Only the span from the line containing "Give me the Plotly source for this chart." down to the line containing "none = [16.6, 26.5, 34.6, 36.1, 42.4]" is to be printed, exactly and inclusively, with pictures omitted.

• [Material supplied]
====
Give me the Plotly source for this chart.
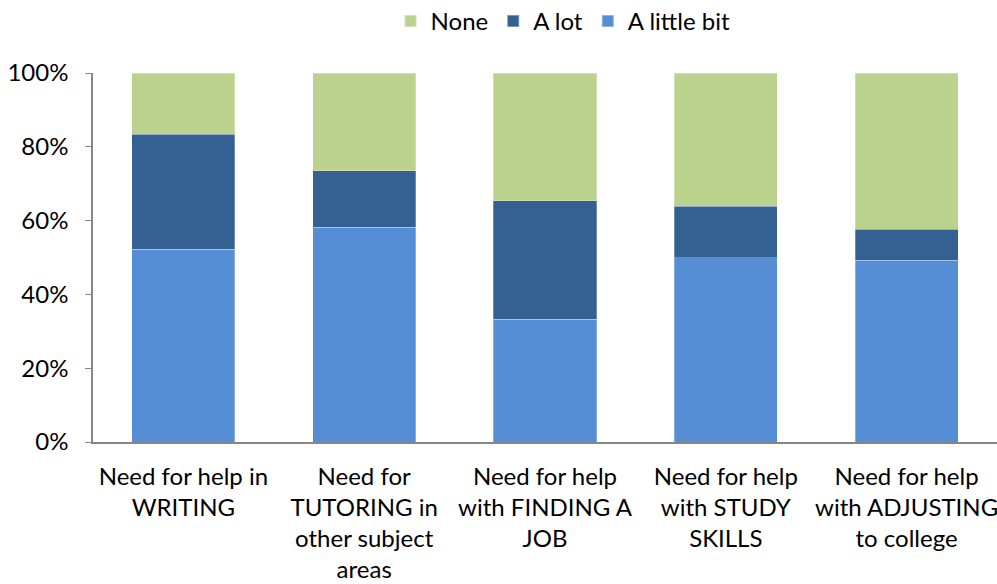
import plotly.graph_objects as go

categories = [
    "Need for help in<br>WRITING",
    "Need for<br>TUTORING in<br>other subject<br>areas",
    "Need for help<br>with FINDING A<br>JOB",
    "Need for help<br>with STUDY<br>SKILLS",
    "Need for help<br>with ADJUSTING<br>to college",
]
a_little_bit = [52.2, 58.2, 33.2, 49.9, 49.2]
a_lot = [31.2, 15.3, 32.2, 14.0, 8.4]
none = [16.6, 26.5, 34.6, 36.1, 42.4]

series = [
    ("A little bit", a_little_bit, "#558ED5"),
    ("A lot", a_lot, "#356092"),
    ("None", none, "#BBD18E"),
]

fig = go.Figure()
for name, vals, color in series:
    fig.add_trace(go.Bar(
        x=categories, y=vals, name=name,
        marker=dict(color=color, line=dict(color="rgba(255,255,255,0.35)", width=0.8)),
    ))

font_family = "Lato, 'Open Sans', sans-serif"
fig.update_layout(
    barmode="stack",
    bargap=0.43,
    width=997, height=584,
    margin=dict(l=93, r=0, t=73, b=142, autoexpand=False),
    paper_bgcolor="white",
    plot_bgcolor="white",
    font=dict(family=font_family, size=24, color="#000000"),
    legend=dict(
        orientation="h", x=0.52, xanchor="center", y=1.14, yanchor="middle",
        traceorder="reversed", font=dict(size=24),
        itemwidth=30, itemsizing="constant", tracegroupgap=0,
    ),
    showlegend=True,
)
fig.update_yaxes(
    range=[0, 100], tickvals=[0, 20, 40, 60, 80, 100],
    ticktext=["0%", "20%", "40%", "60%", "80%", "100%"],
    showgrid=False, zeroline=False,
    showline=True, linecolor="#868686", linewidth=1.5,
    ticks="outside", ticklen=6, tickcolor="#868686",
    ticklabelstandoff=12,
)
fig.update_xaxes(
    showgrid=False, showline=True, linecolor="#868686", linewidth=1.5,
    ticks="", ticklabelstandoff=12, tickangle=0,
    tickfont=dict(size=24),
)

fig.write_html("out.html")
====
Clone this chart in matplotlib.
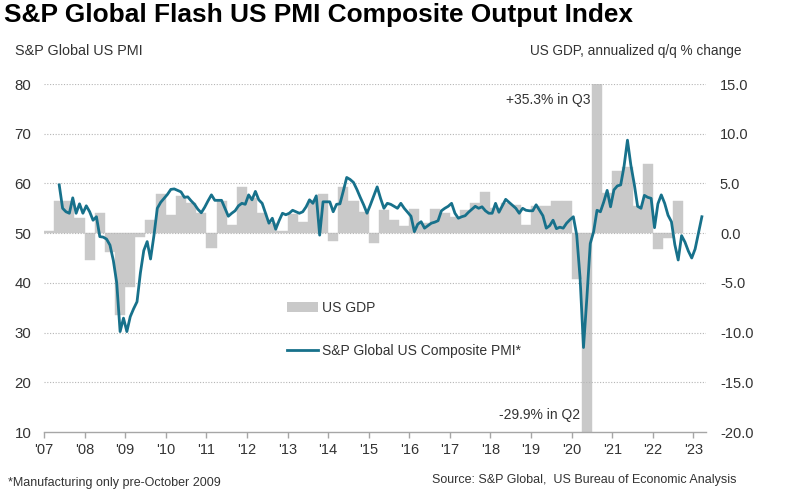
====
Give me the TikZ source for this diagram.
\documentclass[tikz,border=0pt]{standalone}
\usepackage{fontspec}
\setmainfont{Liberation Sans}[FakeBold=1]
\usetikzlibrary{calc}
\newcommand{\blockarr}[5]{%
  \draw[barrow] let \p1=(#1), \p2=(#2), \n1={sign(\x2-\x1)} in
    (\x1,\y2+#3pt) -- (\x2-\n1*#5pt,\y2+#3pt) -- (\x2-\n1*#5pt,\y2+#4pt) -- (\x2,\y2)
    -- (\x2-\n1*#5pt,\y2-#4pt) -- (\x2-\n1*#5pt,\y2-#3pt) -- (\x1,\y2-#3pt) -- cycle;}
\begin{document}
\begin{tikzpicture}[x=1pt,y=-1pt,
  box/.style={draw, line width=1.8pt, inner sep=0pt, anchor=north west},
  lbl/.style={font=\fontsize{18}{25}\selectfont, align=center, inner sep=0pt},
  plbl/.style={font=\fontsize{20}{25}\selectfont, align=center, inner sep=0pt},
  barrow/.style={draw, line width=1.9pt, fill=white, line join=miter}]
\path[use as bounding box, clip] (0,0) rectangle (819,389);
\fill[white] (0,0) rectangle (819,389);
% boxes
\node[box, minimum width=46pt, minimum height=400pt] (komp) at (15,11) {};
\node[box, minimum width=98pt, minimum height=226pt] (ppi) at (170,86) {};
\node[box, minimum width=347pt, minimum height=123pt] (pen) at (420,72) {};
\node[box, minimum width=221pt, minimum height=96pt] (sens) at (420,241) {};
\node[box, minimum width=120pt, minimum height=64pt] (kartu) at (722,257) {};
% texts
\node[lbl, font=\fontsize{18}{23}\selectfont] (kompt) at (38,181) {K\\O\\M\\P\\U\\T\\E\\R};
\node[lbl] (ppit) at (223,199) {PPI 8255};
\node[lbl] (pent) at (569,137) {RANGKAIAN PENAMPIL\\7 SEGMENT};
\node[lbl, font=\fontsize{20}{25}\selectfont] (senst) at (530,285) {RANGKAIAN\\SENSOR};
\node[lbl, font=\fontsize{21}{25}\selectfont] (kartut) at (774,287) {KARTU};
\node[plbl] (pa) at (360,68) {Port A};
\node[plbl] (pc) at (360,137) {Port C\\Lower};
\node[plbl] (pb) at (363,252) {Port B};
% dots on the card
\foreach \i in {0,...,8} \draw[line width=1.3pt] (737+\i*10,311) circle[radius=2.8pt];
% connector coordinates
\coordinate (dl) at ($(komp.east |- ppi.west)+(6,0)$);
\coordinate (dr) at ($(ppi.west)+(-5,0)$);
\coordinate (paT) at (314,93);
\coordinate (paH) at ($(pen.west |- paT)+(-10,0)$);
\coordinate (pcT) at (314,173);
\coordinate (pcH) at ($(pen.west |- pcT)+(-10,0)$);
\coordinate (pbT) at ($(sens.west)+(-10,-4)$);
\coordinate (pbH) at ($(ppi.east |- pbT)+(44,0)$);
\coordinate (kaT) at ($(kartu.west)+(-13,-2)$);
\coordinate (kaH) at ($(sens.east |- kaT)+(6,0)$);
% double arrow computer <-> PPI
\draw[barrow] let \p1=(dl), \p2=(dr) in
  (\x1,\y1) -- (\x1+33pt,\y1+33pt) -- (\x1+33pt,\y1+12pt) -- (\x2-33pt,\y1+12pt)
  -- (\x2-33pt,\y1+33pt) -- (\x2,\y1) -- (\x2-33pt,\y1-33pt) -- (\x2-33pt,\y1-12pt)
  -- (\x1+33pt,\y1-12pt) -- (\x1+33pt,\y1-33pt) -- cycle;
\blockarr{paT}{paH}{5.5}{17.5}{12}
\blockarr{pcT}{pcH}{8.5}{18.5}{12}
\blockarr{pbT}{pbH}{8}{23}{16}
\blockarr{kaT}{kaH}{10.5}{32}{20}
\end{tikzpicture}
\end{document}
====
• [Problem solution]
Give me the Plotly source for this chart.
import plotly.graph_objects as go

categories = [
    "Need for help in<br>WRITING",
    "Need for<br>TUTORING in<br>other subject<br>areas",
    "Need for help<br>with FINDING A<br>JOB",
    "Need for help<br>with STUDY<br>SKILLS",
    "Need for help<br>with ADJUSTING<br>to college",
]
a_little_bit = [52.2, 58.2, 33.2, 49.9, 49.2]
a_lot = [31.2, 15.3, 32.2, 14.0, 8.4]
none = [16.6, 26.5, 34.6, 36.1, 42.4]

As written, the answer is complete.